Durante a celebração, foram lidos excertos do livro bíblico do Génesis, comum a judeus e a cristãos, e do Corão. Foram também ouvidos vários testemunhos de iraquianos de várias religiões que contaram, de viva voz, as dificuldades que têm sentido nos últimos anos no diálogo entre credos.
“Hoje, nós — judeus, cristãos e muçulmanos —, juntamente com os irmãos e irmãs doutras religiões, honramos o pai Abraão fazendo como ele: olhamos para o céu e caminhamos sobre a terra”, salientou o Papa Francisco, deixando uma evocação particular aos yazidis, uma minoria religiosa do Curdistão iraquiano que sofreu especialmente os horrores da ocupação do Estado Islâmico.
“De modo particular, quero recordar a comunidade yazidi, que chorou a morte de muitos homens e viu milhares de mulheres, donzelas e crianças raptadas, vendidas como escravas e sujeitas a violências físicas e conversões forçadas”, afirmou o Papa.
Papa evoca mártires e perseguidos em missa em Bagdade
Após uma manhã passada na região sul do Iraque dedicada ao diálogo inter-religioso, o Papa Francisco regressou à capital, Bagdade, onde celebrou uma missa em rito caldeu — o rito católico mais comum no Iraque — na catedral de São José. Foi a primeira missa pública do Papa no Iraque e contou com a presença de um grande número de bispos e religiosos iraquianos, bem como de muitos fiéis que se juntaram no exterior da catedral, apesar das restrições e limitações impostas devido à pandemia da Covid-19.
A missa foi celebrada em várias línguas, incluindo o aramaico — a língua que os cristãos iraquianos ainda preservam e que é uma evolução direta da língua falada por Jesus Cristo —, e nela esteve presente o Presidente do Iraque, Barham Salih, e o patriarca caldeu da Babilónia, o cardeal Louis Raphaël I Sako.

▲ O Papa Francisco celebrou uma missa na catedral de São José, em Bagdade
AFP via Getty Images
Novamente, o Papa Francisco centrou a sua mensagem num apelo ao diálogo e à paz no Médio Oriente, ao mesmo tempo que evocou os mártires da região, que foram “vítimas de preconceitos e ofensas, sofreram maus tratos e perseguições pelo nome de Jesus”.

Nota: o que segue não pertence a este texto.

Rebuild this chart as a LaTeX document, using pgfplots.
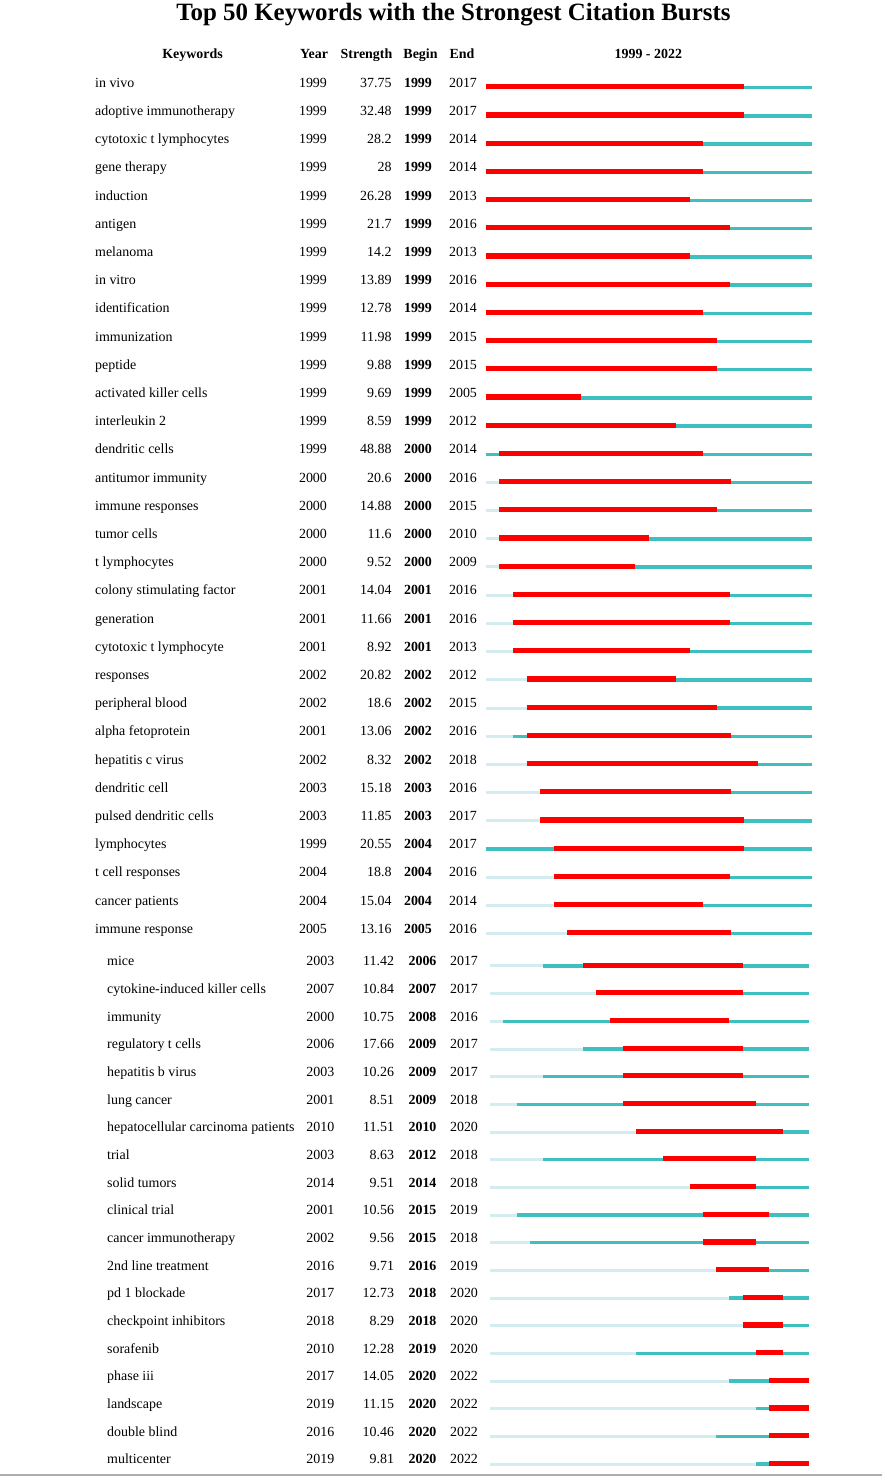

O líder católico salientou também a importância do território iraquiano para a história do Cristianismo: “A sabedoria foi cultivada nestas terras desde tempos muito antigos. Desde sempre, a sua busca tem fascinado o homem; mas, frequentemente, quem possui mais recursos pode adquirir mais conhecimentos e ter mais oportunidades e os que têm menos são excluídos. É uma desigualdade inaceitável, atualmente em aumento”.